Township in Ohio, US

Wayne Township is one of the twenty-seven townships of Ashtabula County, Ohio, United States. The 2020 census found 668 people in the township.

Historical population
| Census | Pop. | Note | %± |
| 1990 | 610 |  | — |
| 2000 | 653 |  | 7.0% |
| 2010 | 630 |  | −3.5% |
| 2020 | 668 |  | 6.0% |
U.S. Census:

==Geography==
Located on the southwestern edge of the county, it borders the following townships:
- Cherry Valley Township - north
- Andover Township - northeast corner
- Williamsfield Township - east
- Kinsman Township, Trumbull County - southeast corner
- Gustavus Township, Trumbull County - south
- Greene Township, Trumbull County - southwest corner
- Colebrook Township - west
- New Lyme Township - northwest corner

No municipalities are located in Wayne Township.

==Name and history==
It is one of twenty Wayne Townships statewide. Wayne Township was named for Anthony Wayne.

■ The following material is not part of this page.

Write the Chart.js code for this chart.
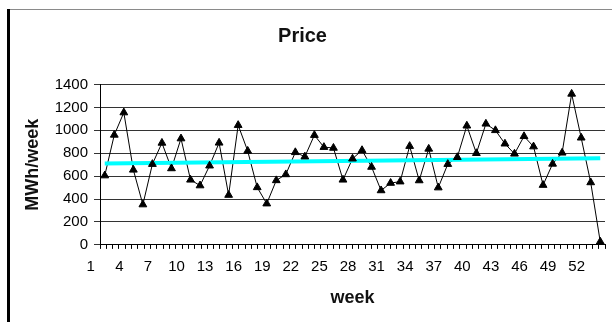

The first white settler in Wayne Township was former Connecticut resident Joshua Forbes, who arrived in 1803.

==Government==
The township is governed by a three-member board of trustees, who are elected in November of odd-numbered years to a four-year term beginning on the following January 1. Two are elected in the year after the presidential election and one is elected in the year before it. There is also an elected township fiscal officer, who serves a four-year term beginning on April 1 of the year after the election, which is held in November of the year before the presidential election. Vacancies in the fiscal officership or on the board of trustees are filled by the remaining trustees. The board is currently composed of chairman Robert Magyar and members John Bilek and Dave Sprague.